Aufbrausend, arrogant, extrovertiert, respektlos, aggressiv und beleidigend – zutreffende Charaktereigenschaften von Chris, Dan, Mario und Marc – einer Clique, die in der Uni als die harten, starken Jungs bekannt sind.
Chris ist ein Alphatier, ein Gewinner und ein Kämpfer. Sein Äußeres kommt bei den Frauen an, seine Kumpels verehren ihn. Die Basketball Mannschaft ist unter der Führung von Chris und ganz nach dem Motto „Niemals Schwäche zeigen, niemals aufgeben!“ äußerst zielstrebig und ehrgeizig.
Das stereotypische Männerbild
All das und noch weitaus mehr steckt hinter dem von der Gesellschaft kreierten Bild von “typischer Männlichkeit”. Männer zeigen keine Schwäche, Gefühle sind was für Mädchen und um Hilfe bitten geht ja schon mal gleich gar nicht. Gesundheit ist zweitrangig, an erster Stelle müssen immer Erfolg und Selbstbewusstsein stehen.

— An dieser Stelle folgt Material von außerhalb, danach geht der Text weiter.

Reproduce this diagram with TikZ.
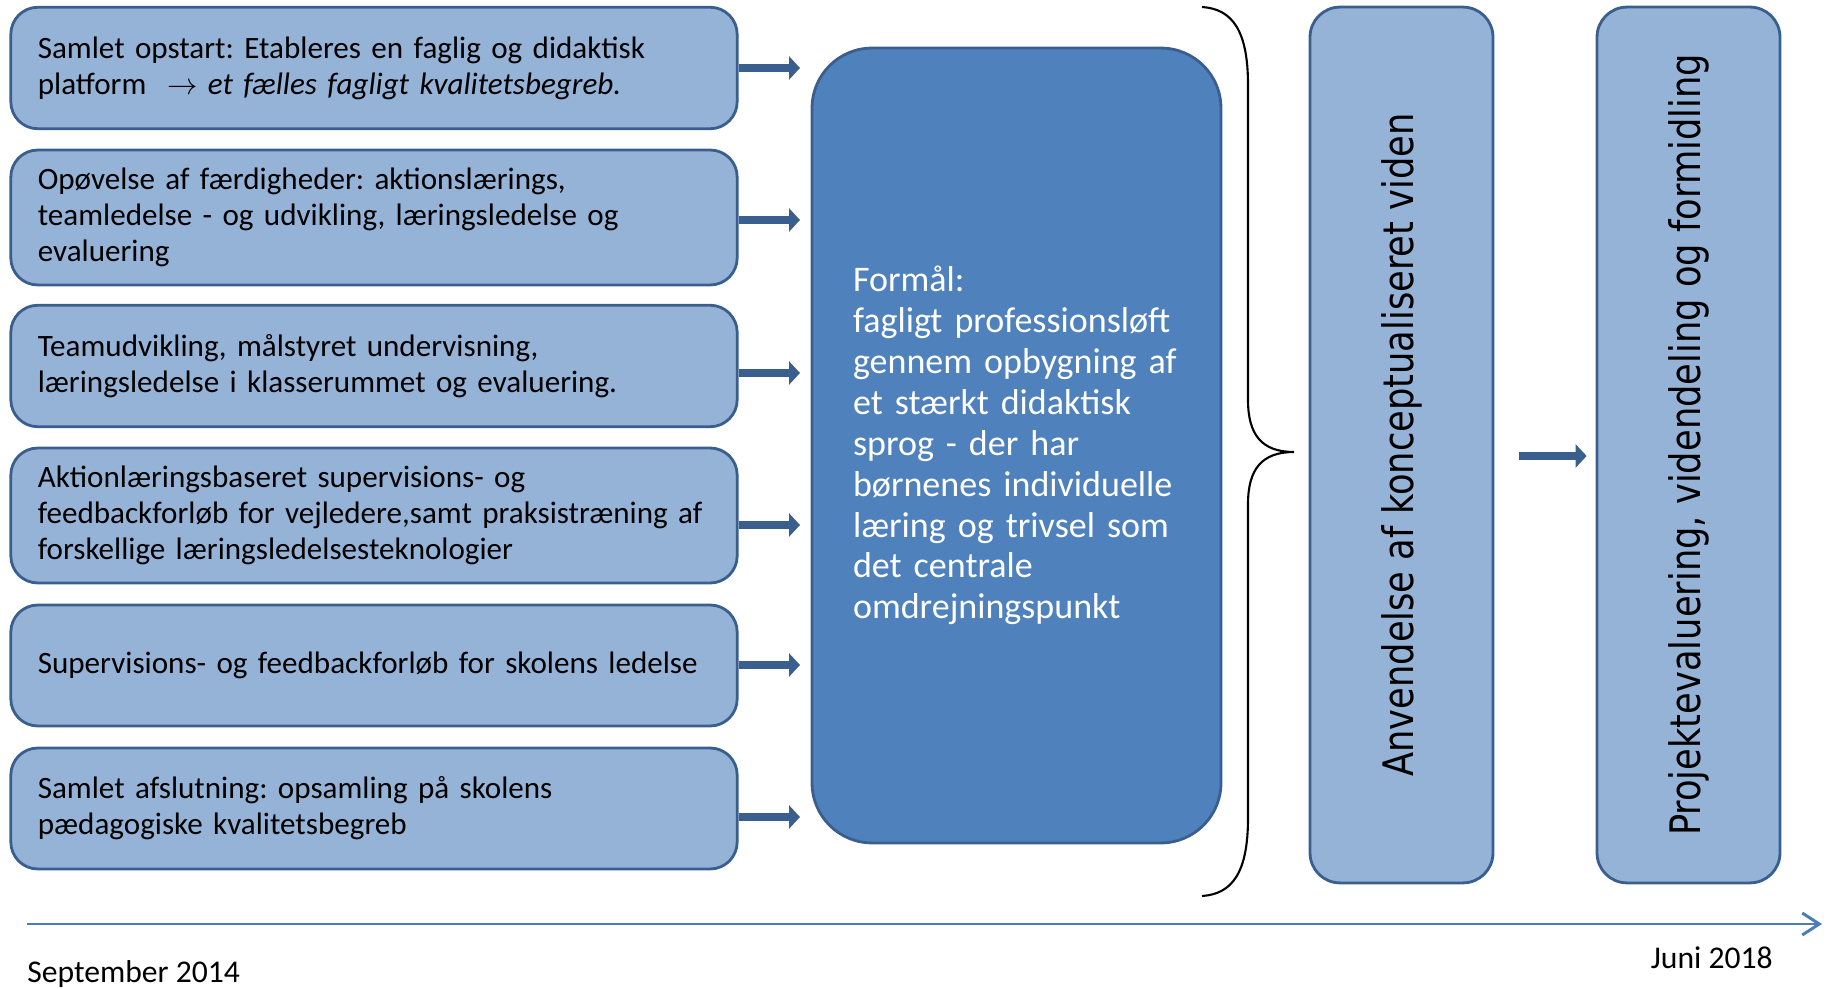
\documentclass[tikz,border=0pt]{standalone}
\usepackage{fontspec}
\setmainfont{Carlito}
\newfontfamily\wideface{DejaVu Sans}
\usetikzlibrary{arrows.meta,positioning}
\definecolor{lightblue}{HTML}{95B3D7}
\definecolor{midblue}{HTML}{4F81BD}
\definecolor{darkblue}{HTML}{3A5F8E}
\definecolor{lineblue}{HTML}{4A7EBB}
\frenchspacing
\begin{document}
\begin{tikzpicture}[x=0.02cm, y=-0.02cm,
    activity/.style ={rectangle, rounded corners=0.54cm, draw=darkblue, fill=lightblue, line width=1.6pt,
        minimum width=14.53cm, text width=13.45cm, inner xsep=0.54cm, align=left,
        font=\fontsize{17.7}{20.5}\selectfont},
    purpose/.style ={rectangle, rounded corners=1.2cm, draw=darkblue, fill=midblue, line width=1.6pt,
        text=white, minimum width=8.18cm, minimum height=15.9cm, text width=6.54cm, inner xsep=0.82cm,
        align=left, font=\fontsize{20.5}{23.3}\selectfont},
    phase/.style ={rectangle, rounded corners=0.6cm, draw=darkblue, fill=lightblue, line width=1.6pt,
        minimum width=3.66cm, minimum height=17.52cm, inner sep=0pt, font=\wideface\fontsize{23.9}{28}\selectfont},
    flow/.style ={draw=darkblue, line width=0.16cm, -{Triangle[length=0.22cm,width=0.46cm]}},
    timeline/.style ={draw=lineblue, line width=1.7pt, -{Straight Barb[length=0.34cm,width=0.44cm]}},
    datelabel/.style ={inner sep=0pt, font=\fontsize{18}{20.5}\selectfont}]
   \useasboundingbox (0,0) rectangle (1832,989);
   \node[activity, minimum height=2.43cm] (b1) at (374,68)
      {Samlet opstart: Etableres en  faglig og didaktisk\\ platform ~$\rightarrow$ \textit{et fælles fagligt kvalitetsbegreb.}};
   \node[activity, minimum height=2.7cm] (b2) at (374,217.5)
      {Opøvelse af færdigheder: aktionslærings,\\ teamledelse - og udvikling, læringsledelse  og\\ evaluering};
   \node[activity, minimum height=2.43cm] (b3) at (374,366)
      {Teamudvikling, målstyret undervisning,\\ læringsledelse i klasserummet og evaluering.};
   \node[activity, minimum height=2.7cm] (b4) at (374,515.5)
      {Aktionlæringsbaseret supervisions- og\\ \mbox{feedbackforløb for vejledere,samt praksistræning af}\\ forskellige læringsledelsesteknologier};
   \node[activity, minimum height=2.42cm] (b5) at (374,665.5)
      {Supervisions- og feedbackforløb for skolens ledelse};
   \node[activity, minimum height=2.42cm] (b6) at (374,808.5)
      {Samlet afslutning: opsamling på skolens\\ pædagogiske kvalitetsbegreb};
   \node[purpose] (aim) at (1016.5,445.5)
      {Formål:\\ fagligt professionsløft\\ gennem opbygning af\\ et stærkt didaktisk\\ sprog - der har\\
       børnenes individuelle\\ læring og trivsel som\\ det centrale\\ omdrejningspunkt};
   \node[phase] (use) at (1401.5,445)
      {\rotatebox{90}{\scalebox{0.84}[1]{Anvendelse af konceptualiseret viden}}};
   \node[phase] (eval) at (1688.5,445)
      {\rotatebox{90}{\scalebox{0.84}[1]{Projektevaluering, videndeling og formidling}}};
   \coordinate (in1) at (800,68);
   \coordinate (in2) at (800,220);
   \coordinate (in3) at (800,373);
   \coordinate (in4) at (800,525);
   \coordinate (in5) at (800,665);
   \coordinate (in6) at (800,817);
   \draw[flow] (b1.east |- in1) -- (in1);
   \draw[flow] (b2.east |- in2) -- (in2);
   \draw[flow] (b3.east |- in3) -- (in3);
   \draw[flow] (b4.east |- in4) -- (in4);
   \draw[flow] (b5.east |- in5) -- (in5);
   \draw[flow] (b6.east |- in6) -- (in6);
   \draw[flow, shorten <=0.5cm, shorten >=0.18cm] ([yshift=-0.22cm]use.east) -- ([yshift=-0.22cm]eval.west);
   \draw[line width=1.2pt] (1202,7) .. controls (1232,9) and (1248,30) .. (1248,85) -- (1248,400)
      .. controls (1248,435) and (1262,452) .. (1294,452)
      .. controls (1262,452) and (1248,469) .. (1248,504) -- (1248,818)
      .. controls (1248,873) and (1232,894) .. (1202,896);
   \coordinate (t0) at (27,924);
   \coordinate (t1) at (1822,924);
   \draw[timeline] (t0) -- (t1);
   \node[datelabel, anchor=base west] (start) at (27,982) {September 2014};
   \node[datelabel, anchor=base east] (finish) at (1773,968) {Juni 2018};
\end{tikzpicture}
\end{document}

Klingt alles sehr negativ? Ja, definitiv. Aber genau das ist leider die Realität vieler Männer und Personen, die sich als männlich identifizieren. Von klein an hören wir alle Sätze wie “Jungs weinen nicht” oder “Sei ein Mann”. Sätze, die viele Jahrzehnte lang von Eltern so dahingesagt wurden ohne, dass sie sich der Konsequenzen bewusst gewesen wären. Das Resultat daraus? Toxic Masculinity.
Was ist überhaupt Toxic Masculinity…
Toxic Masculinity – ein Begriff, der vielen sicherlich in den letzten Monaten und Jahren schon einmal begegnet ist. Doch was genau ist das jetzt eigentlich und vor allem – warum ist Toxische Maskulinität so problematisch?
Unter Toxic Masculinity versteht man die Schattenseiten des gesellschaftlichen Verständnisses von Männlichkeit. Also eben all jene tief verwurzelten Ausdrücke und Vorstellungen, die darauf abzielen, Männern und Jungen zu vermitteln, dass es bestimmte Charaktereigenschaften gebe, ohne die sie nicht als männlich wahrgenommen würden. Solche Charaktereigenschaften beinhalten zum Beispiel, dass Männer sowohl körperlich als auch mental stark und unabhängig sein müssten, denn alles, was mit Emotionen, Fehlern oder Problemen zu hat, seien Eigenschaften für Frauen – und damit Zeichen der Schwäche.
…und warum ist es so gefährlich?
Auch wenn all dies bereits ziemlich problematisch klingt – die Folgen für die betroffenen Männer (und das sind auf die ein oder andere Weise so ziemlich alle) sind noch tiefgreifender, als es auf den ersten Blick scheint. Es lässt sich unschwer erahnen, dass diese von der Gesellschaft und von anderen Männern vermittelten Verhaltensweisen sich sehr schädlich auf das Selbstbild von heranwachsenden Jungen auswirken. Dass es Männern und Personen, die sich als männlich identifizieren, schwer fällt, aus diesen seit der Kindheit antrainierten Mustern auszubrechen, muss wohl gar nicht erwähnt werden. Im Gegenteil – vermutlich würden sich mehr Menschen wundern, wenn ein Mann um Hilfe bittet oder offen über seine Gefühle spricht, als wenn er sich im Versuch, alles allein zu schaffen, überanstrengt oder gar verletzt oder angestaute Emotionen in Form von Wut und Aggression äußert. Solche gesellschaftlichen Strukturen sind zweifelsfrei extrem schädlich für alle, die sich davon angesprochen und unter Druck gesetzt fühlen. Doch wie krass die Auswirkungen tatsächlich sind? Drei Viertel der jährlichen Suizide werden von Männern begangen. Männer gehen wesentlich seltener zum Arzt. Essen deutlich weniger Obst und Gemüse. Weitaus weniger Männer werden mit psychischen Problemen diagnostiziert – weil sie einfach viel seltener psychologische Beratung aufsuchen. Toxische Männlichkeit schadet also sowohl auf einer mentalen als auch auf einer körperlichen Ebene und kann zu ernsten gesundheitlichen Problemen führen.
Einen besonders guten Beitrag zum Thema mit vielen spannenden, aber auch schockierenden Zahlen und Fakten haben wir beim Podcast Wissen Weekly gefunden. Dort sprechen sowohl Betroffene als auch Experten und auch Männer, die Toxic Masculinity propagieren, über ihre Erfahrungen und Folgen eines falschen Männlichkeitsbildes. Wir können den Beitrag allen, die sich noch näher für das Thema interessieren, auf jeden Fall wärmstens empfehlen.